Go through the data and copy every line exactly, but not the images.
[start of Material provided]
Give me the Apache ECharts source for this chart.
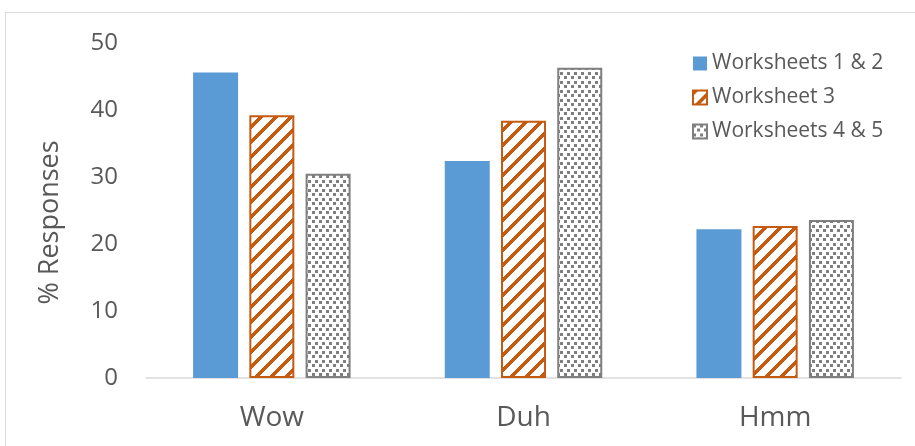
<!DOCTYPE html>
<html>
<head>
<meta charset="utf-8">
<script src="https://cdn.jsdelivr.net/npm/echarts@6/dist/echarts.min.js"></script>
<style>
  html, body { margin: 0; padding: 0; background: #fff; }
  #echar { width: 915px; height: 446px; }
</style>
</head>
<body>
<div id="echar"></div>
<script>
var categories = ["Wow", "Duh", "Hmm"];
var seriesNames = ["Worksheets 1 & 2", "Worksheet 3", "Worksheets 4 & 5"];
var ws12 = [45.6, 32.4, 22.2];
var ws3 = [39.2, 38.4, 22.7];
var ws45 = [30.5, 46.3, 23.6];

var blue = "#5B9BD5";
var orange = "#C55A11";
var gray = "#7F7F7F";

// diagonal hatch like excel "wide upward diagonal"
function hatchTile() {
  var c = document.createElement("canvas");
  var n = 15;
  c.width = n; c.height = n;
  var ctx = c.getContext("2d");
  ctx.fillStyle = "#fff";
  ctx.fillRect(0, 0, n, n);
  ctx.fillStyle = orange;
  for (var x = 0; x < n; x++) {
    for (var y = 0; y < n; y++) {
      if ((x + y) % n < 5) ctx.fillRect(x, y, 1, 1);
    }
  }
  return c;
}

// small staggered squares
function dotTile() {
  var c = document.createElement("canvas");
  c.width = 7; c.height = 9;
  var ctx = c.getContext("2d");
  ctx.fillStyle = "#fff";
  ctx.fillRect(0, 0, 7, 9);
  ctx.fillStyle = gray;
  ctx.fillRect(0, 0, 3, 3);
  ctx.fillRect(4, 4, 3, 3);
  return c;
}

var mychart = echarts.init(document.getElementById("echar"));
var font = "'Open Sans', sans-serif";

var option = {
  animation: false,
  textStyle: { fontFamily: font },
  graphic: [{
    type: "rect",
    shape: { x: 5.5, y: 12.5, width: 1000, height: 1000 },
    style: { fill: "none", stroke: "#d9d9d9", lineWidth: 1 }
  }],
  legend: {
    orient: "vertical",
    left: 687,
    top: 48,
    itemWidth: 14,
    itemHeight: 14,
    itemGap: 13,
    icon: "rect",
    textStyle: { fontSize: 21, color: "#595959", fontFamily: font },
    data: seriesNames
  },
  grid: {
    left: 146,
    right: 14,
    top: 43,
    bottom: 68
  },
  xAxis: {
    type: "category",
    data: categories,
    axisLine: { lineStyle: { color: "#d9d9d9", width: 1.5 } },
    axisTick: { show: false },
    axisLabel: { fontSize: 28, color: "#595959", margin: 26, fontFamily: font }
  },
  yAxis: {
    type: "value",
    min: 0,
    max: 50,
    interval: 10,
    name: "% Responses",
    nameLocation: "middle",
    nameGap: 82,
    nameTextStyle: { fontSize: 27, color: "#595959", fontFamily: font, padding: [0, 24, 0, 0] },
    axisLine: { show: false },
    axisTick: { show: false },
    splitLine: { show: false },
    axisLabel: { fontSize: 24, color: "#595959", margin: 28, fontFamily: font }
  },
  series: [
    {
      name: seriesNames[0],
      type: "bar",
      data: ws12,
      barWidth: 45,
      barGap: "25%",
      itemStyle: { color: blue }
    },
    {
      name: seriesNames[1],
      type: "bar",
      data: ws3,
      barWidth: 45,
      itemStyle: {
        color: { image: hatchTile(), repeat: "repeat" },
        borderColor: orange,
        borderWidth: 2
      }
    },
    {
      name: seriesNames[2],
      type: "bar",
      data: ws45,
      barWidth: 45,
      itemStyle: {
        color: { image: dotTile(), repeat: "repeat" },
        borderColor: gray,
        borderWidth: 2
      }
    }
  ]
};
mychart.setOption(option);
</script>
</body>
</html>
[end of Material provided]
**Expected output:**
Give me the Apache ECharts source for this chart.
<!DOCTYPE html>
<html>
<head>
<meta charset="utf-8">
<script src="https://cdn.jsdelivr.net/npm/echarts@6/dist/echarts.min.js"></script>
<style>
  html, body { margin: 0; padding: 0; background: #fff; }
  #echar { width: 915px; height: 446px; }
</style>
</head>
<body>
<div id="echar"></div>
<script>
var categories = ["Wow", "Duh", "Hmm"];
var seriesNames = ["Worksheets 1 & 2", "Worksheet 3", "Worksheets 4 & 5"];
var ws12 = [45.6, 32.4, 22.2];
var ws3 = [39.2, 38.4, 22.7];
var ws45 = [30.5, 46.3, 23.6];

var blue = "#5B9BD5";
var orange = "#C55A11";
var gray = "#7F7F7F";

// diagonal hatch like excel "wide upward diagonal"
function hatchTile() {
  var c = document.createElement("canvas");
  var n = 15;
  c.width = n; c.height = n;
  var ctx = c.getContext("2d");
  ctx.fillStyle = "#fff";
  ctx.fillRect(0, 0, n, n);
  ctx.fillStyle = orange;
  for (var x = 0; x < n; x++) {
    for (var y = 0; y < n; y++) {
      if ((x + y) % n < 5) ctx.fillRect(x, y, 1, 1);
    }
  }
  return c;
}

// small staggered squares
function dotTile() {
  var c = document.createElement("canvas");
  c.width = 7; c.height = 9;
  var ctx = c.getContext("2d");
  ctx.fillStyle = "#fff";
  ctx.fillRect(0, 0, 7, 9);
  ctx.fillStyle = gray;
  ctx.fillRect(0, 0, 3, 3);
  ctx.fillRect(4, 4, 3, 3);
  return c;
}

var mychart = echarts.init(document.getElementById("echar"));
var font = "'Open Sans', sans-serif";

var option = {
  animation: false,
  textStyle: { fontFamily: font },
  graphic: [{
    type: "rect",
    shape: { x: 5.5, y: 12.5, width: 1000, height: 1000 },
    style: { fill: "none", stroke: "#d9d9d9", lineWidth: 1 }
  }],
  legend: {
    orient: "vertical",
    left: 687,
    top: 48,
    itemWidth: 14,
    itemHeight: 14,
    itemGap: 13,
    icon: "rect",
    textStyle: { fontSize: 21, color: "#595959", fontFamily: font },
    data: seriesNames
  },
  grid: {
    left: 146,
    right: 14,
    top: 43,
    bottom: 68
  },
  xAxis: {
    type: "category",
    data: categories,
    axisLine: { lineStyle: { color: "#d9d9d9", width: 1.5 } },
    axisTick: { show: false },
    axisLabel: { fontSize: 28, color: "#595959", margin: 26, fontFamily: font }
  },
  yAxis: {
    type: "value",
    min: 0,
    max: 50,
    interval: 10,
    name: "% Responses",
    nameLocation: "middle",
    nameGap: 82,
    nameTextStyle: { fontSize: 27, color: "#595959", fontFamily: font, padding: [0, 24, 0, 0] },
    axisLine: { show: false },
    axisTick: { show: false },
    splitLine: { show: false },
    axisLabel: { fontSize: 24, color: "#595959", margin: 28, fontFamily: font }
  },
  series: [
    {
      name: seriesNames[0],
      type: "bar",
      data: ws12,
      barWidth: 45,
      barGap: "25%",
      itemStyle: { color: blue }
    },
    {
      name: seriesNames[1],
      type: "bar",
      data: ws3,
      barWidth: 45,
      itemStyle: {
        color: { image: hatchTile(), repeat: "repeat" },
        borderColor: orange,
        borderWidth: 2
      }
    },
    {
      name: seriesNames[2],
      type: "bar",
      data: ws45,
      barWidth: 45,
      itemStyle: {
        color: { image: dotTile(), repeat: "repeat" },
        borderColor: gray,
        borderWidth: 2
      }
    }
  ]
};
mychart.setOption(option);
</script>
</body>
</html>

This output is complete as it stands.